I can’t tell you any more of the plot, really, because it would spoil all the fun. Oh, wait, it really wasn’t all that fun. That’s sort of the point of this review… to tell you what was wrong with Saw II. So here we go…

First of all, Saw was compelling because it focused on the victims in the bathroom. We pretty much found out about stuff as they did. Since the emphasis is on the action, the two victim’s back stories, and the “what-the-fuck?”-ness of it all, there really isn’t too much time to think about plot holes. In Saw II, a lot of screen time is given to Jigsaw and the machinations of his evil plot. The emphasis keeps going away from the victims and to the drama between Jigsaw and Detective Mason, which really isn’t that interesting. It ends up laying bare the sheer ridiculousness of the plot and the impossibility of the intricacies involved.

What do I mean by “impossibility of the intricacies involved?” Basically, Jigsaw gives these people choices to make from several options. So many things that end up happening depend on the characters making certain choices that only a god would be able to anticipate. Jigsaw has set up an elaborate game in which like a million things have to happen in a certain way for the whole thing to work and, guess what? It works! It’s just stupid. Unlike Saw, Saw II is elaborate just for the sake of being elaborate.

Another thing that bugs me about this movie is that while the first one was a strange and disturbing horror mystery, this one comes off as just another serial killer movie. There are even parts that rip off Silence of the Lambs and Seven. Also, I like gore and violence in movies when it’s done right – with humor and cleverness. The gore and violence in Saw II is just mean-spirited, cold, and deadly serious. Certain scenes just kind of made me nauseous, and not in that good Dead Alive way.

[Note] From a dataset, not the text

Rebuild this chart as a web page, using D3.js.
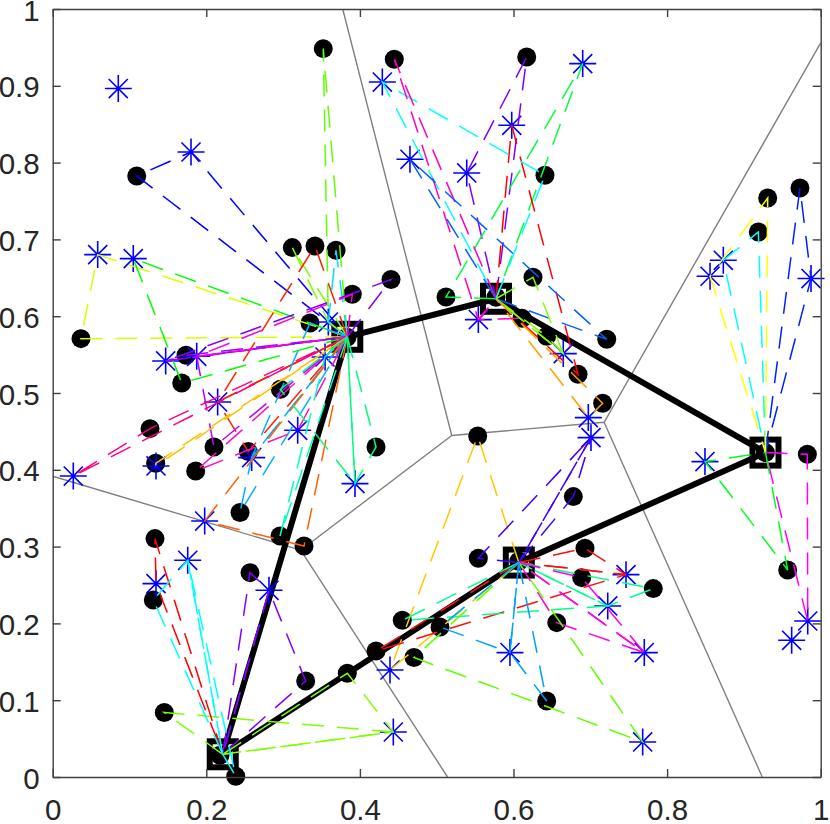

More in that “I just saw nine minutes of French rape” way, just not as shameful.

Alright, it’s time to put a cap on this one. Saw actually impressed me a bit. It left me feeling disturbed, thoughtful, and highly entertained. Saw II just left me scratching my head. There will be those that think it’s the best horror movie ever, or even the best movie of 2005, like some doofus on IMDB has already shared with us. Those are who this movie is made for, I suppose. If you’ve read this entire review, you’re probably either going to see it in the theater or rent it anyway, so let me just say that I kinda warned you. It’s not godawful by any means, it’s just not all that great.